Hoje, muitos dos “neocompanheiros” já deram adeus a nossa sigla, mas persistimos nos novos hábitos adquiridos. Uma conta simples, estima-se que o PT perdeu nos últimos anos 50 mil cargos de confiança entre governo federal e 350 prefeituras. Se cada um colaborasse em média com 200 reais, isso daria 10 milhões de reais ao mês, somados às contribuições dos diretórios municipais (mais de mil no Brasil) e dos parlamentares, chegaríamos facilmente à bagatela de 20 milhões de reais ao mês ou 240 milhões de reais ao ano sem contar com a participação do fundo partidário e das contribuições estatutárias dos filiados padrão. Bom, argumentarão alguns, isso só cobre 10% dos 2 bilhões de uma campanha eleitoral de nível nacional e já não temos mais os 50 mil cargos… Tudo bem, primeiro nunca enfrentamos a sério o financiamento público de campanha. Segundo, e está é a questão principal: nunca arrecadamos nem a metade desses recursos. Temos inclusive parlamentares, governadores e prefeitos que nunca cumpriram suas obrigações partidárias contando com a leniência de generosos acordos no SACE (Setor de Arrecadação de Contribuição Estatutária). Como exemplo ilustrativo, na preparação do VI Congresso do PT, a Bahia ocupa o segundo lugar em candidaturas indeferidas por falta de contribuição financeira o que inclui deputados estaduais que informam quantias inferiores ao que recebem e Secretários de governo que se negam a contribuir.

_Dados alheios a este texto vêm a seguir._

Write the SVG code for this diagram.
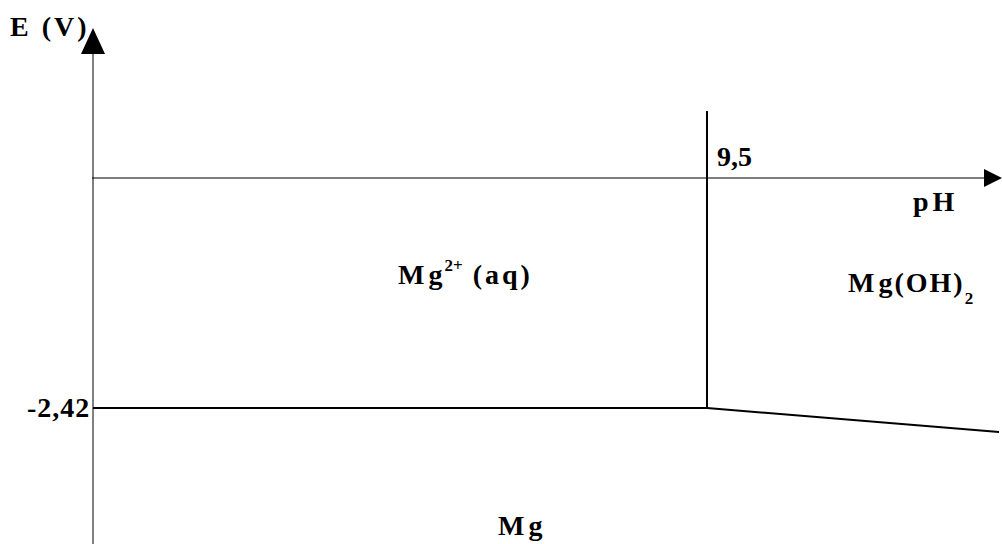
<svg xmlns="http://www.w3.org/2000/svg" width="1002" height="544" viewBox="0 0 1002 544">
<style>
text{font-family:"Liberation Serif","Times New Roman",serif;font-weight:bold;fill:#000;font-size:28px}
.ax{stroke:#000;stroke-width:1;fill:none}
.bd{stroke:#000;stroke-width:2;fill:none}
.sup{font-size:17px}
</style>
<rect width="1002" height="544" fill="#fff"/>
<g id="connectors">
<line class="ax" x1="93" y1="544" x2="93" y2="50"/>
<polygon points="93,28 81,54 105,54" fill="#000"/>
<line class="ax" x1="92" y1="178" x2="988" y2="178"/>
<polygon points="1002,178 984,169 984,187" fill="#000"/>
<line class="bd" x1="707" y1="111" x2="707" y2="409"/>
<line class="bd" x1="93" y1="408" x2="707" y2="408"/>
<line class="bd" x1="707" y1="408" x2="999" y2="432"/>
</g>
<g id="axis-labels">
<text x="10" y="36" font-size="27" letter-spacing="3">E (V)</text>
<text x="717" y="166" font-size="23">9,5</text>
<text x="913" y="211" letter-spacing="4">pH</text>
<text x="27" y="417" font-size="23" letter-spacing="1">-2,42</text>
</g>
<g id="mg2plus"><text x="398" y="284"><tspan letter-spacing="4">M</tspan><tspan>g</tspan><tspan class="sup" dy="-13" dx="2">2+</tspan><tspan dy="13" letter-spacing="3"> (aq)</tspan></text></g>
<g id="mgoh2"><text x="848" y="292" letter-spacing="2"><tspan letter-spacing="4">M</tspan>g(OH)<tspan class="sup" dy="12">2</tspan></text></g>
<g id="mg"><text x="498" y="535" letter-spacing="4">Mg</text></g>
</svg>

O problema, portanto, não é culpar “os companheiros que erraram”, errados estamos todos. Os que não contribuem com o partido e os que não cobram as contribuições. Em plena crise de falta de recursos em que vive o PT, nos damos ao luxo de generosos descontos de até 70% das dívidas no SACE, o que estimula o não pagamento. Mesmo assim, os grandes devedores não pagam.

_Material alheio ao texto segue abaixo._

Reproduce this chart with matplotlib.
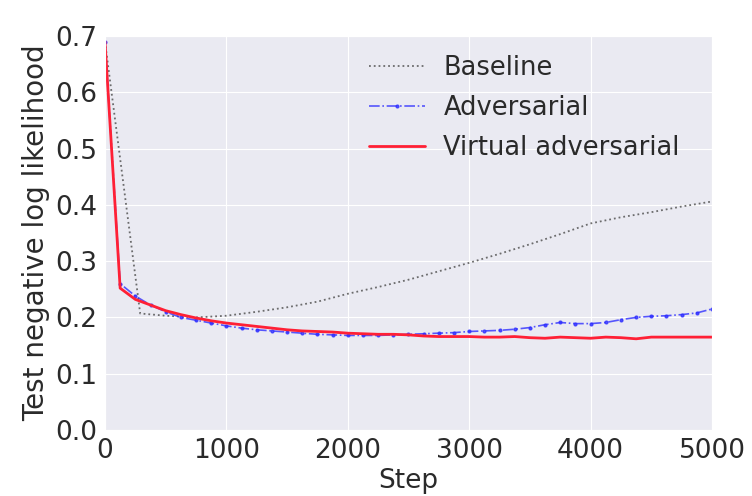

É preciso abandonar uma atitude hipócrita e olhar o problema de frente: ou o PT se financia com as contribuições de seus filiados ou sempre vamos estar reféns de contribuições, declaradas ou não, de fontes nem sempre confiáveis. Se optarmos pela primeira alternativa, isso afetará toda estratégia de orientação política do PT. Por exemplo, priorizar os candidatos a cargos eletivos que contribuem com o PT. Se um ocupante de cargo de confiança não contribui, verificar a possibilidade de substituí-lo por outro. A simples ameaça de tal medida já produziria efeitos práticos imediatos. É claro que as finanças do partido não devem ser o único critério norteador, porém, tampouco podem ser encaradas como uma questão “moral”, ela é parte da consciência política, ninguém pode achar normal sonegar o partido ou imaginar que o PT é “rico” e não aderir ao SACE. Esse é um debate que não pode ficar de fora do nosso PED de 2017.